One of the great career transition challenges is to grow from being a project manager to a leader. The skills and attitudes we learn to become proficient in “getting stuff done” and bringing a team to successfully conclude a project can work against us as others evaluate different criteria: emotional intelligence, motivating others, and turning what others may see as conflict and hindrances into opportunities.
The career journey from worker to project manager may be easier because it is usually task focused. While the transformation from task to human-centered process is harder because it requires self-awareness, empathetic imagination, and intuitive understanding of the motivations and capabilities of others— a comfort level with people who think, act, and feel differently than we do.
This quandary often occurs in Science, Technology, Engineering, Mathematics (STEM) industries whose highly educated, effective, motivated, and ambitious people work hard to achieve success, yet are frequently frustrated and stuck by what I call the “get it done” dilemma. Those who get it done are passed over or do not create new opportunities for themselves because they are not perceived as “strategic” or “people persons”. Contrived urgency to work faster, combined with brutally long working hours, only exacerbates the pressure and anxiety.
Vinod came to me with his career problem. Highly educated and trained in India, he moved to Silicon Valley and had achieved a level of proficiency and success in his role as a project director to bring services to market. However, he wanted to be on a C-Suite track and believed his reputation as a go-to guy was now inhibiting him for his next career move.
We began with an Energy Leadership Assessment so he could examine his own attitudes and how he might appear to others.
His assessment reveals that he indeed inspires co-workers, shows a great deal of compassion for their problems, helps them in their work, and fosters collaboration, teamwork, and loyalty.
However, when under stress, Vinod tends to feel that he has a huge, constant weight on his shoulders, avoids conflict, and second-guesses his decisions.
This opened our work for him to explore his discomfort in social interaction and being intimidated and ill at ease when in the presence of those in higher authority or power.

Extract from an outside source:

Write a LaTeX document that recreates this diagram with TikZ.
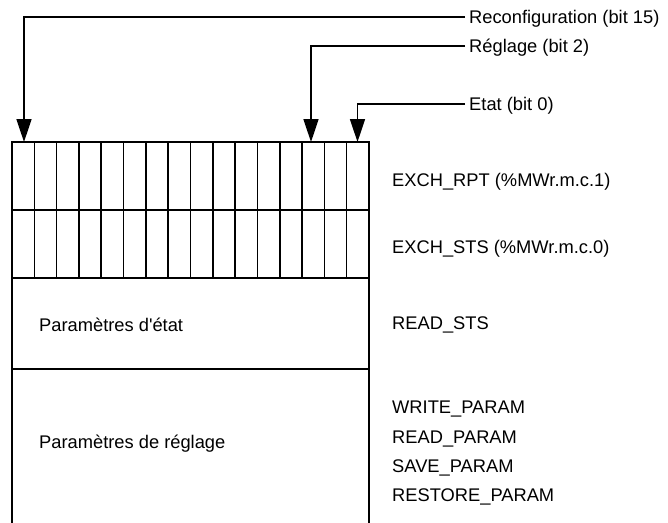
\documentclass[tikz,border=0pt]{standalone}
\usepackage{fontspec}
\setmainfont{Liberation Sans}
\usetikzlibrary{arrows.meta}
\begin{document}
\begin{tikzpicture}[x=1pt,y=-1pt,
  lbl/.style={font=\fontsize{18.3}{22}\selectfont, inner sep=0pt, text height=13.1pt, text depth=0pt, anchor=west},
  gridline/.style={line width=1.6pt, line cap=rect},
  arr/.style={line width=1.6pt, -{Triangle[length=23pt,width=15pt]}}]
\useasboundingbox (0,0) rectangle (668,522);
% memory block
\def\L{12}\def\R{369}
\draw[gridline] (\L,522) -- (\L,142) -- (\R,142) -- (\R,522);
\draw[gridline] (\L,210) -- (\R,210);
\draw[gridline] (\L,278) -- (\R,278);
\draw[gridline] (\L,369) -- (\R,369);
\foreach \i in {1,...,15}{
  \draw[gridline] ({\L+\i*(\R-\L)/16},142) -- ({\L+\i*(\R-\L)/16},278);
}
% bit targets
\coordinate (b15) at (24,142);
\coordinate (b2) at (311,142);
\coordinate (b0) at (357.5,142);
% labels top
\node[lbl] (l15) at (469,17) {Reconfiguration (bit 15)};
\node[lbl] (l2) at (469,46) {Réglage (bit 2)};
\node[lbl] (l0) at (469,104) {Etat (bit 0)};
\draw[arr] ([xshift=-4pt]l15.west) -| (b15);
\draw[arr] ([xshift=-4pt]l2.west) -| (b2);
\draw[arr] ([xshift=-4pt]l0.west) -| (b0);
% right labels
\node[lbl] (rpt) at (392,180) {EXCH\_RPT (\%MWr.m.c.1)};
\node[lbl] (sts) at (392,246.7) {EXCH\_STS (\%MWr.m.c.0)};
\node[lbl] (rsts) at (392,323) {READ\_STS};
\node[lbl] (wp) at (392,407) {WRITE\_PARAM};
\node[lbl] (rp) at (392,436.5) {READ\_PARAM};
\node[lbl] (sp) at (392,465.5) {SAVE\_PARAM};
\node[lbl] (rsp) at (392,495) {RESTORE\_PARAM};
% left labels
\node[lbl] (pe) at (39,324.7) {Paramètres d\textquotesingle état};
\node[lbl] (pr) at (39,442.3) {Paramètres de réglage};
\end{tikzpicture}
\end{document}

From these realizations, Vinod was able to develop a plan and take steps to work on his intuitive and emotional intelligence and to learn to actively listen, engage with no agenda, and develop a more relaxed, not ingratiating, presence.
Vinod understands his leadership credibility is based on the eagerness of others to engage with him. So he can now actively work on management, team leadership, communication, and coaching skills as ways to enhance his competence and reputation both in how he sees his role in the world and how he can affect how others perceive how he shows up.
Leadership assessment opens awareness for growth through the discovery of those attitudes, activities, and responses that may have worked for us to function effectively before, but may hinder us moving forward to who we want to become and what we want to do. Once we know, we can be more effective to take action and build relationships to help us get there.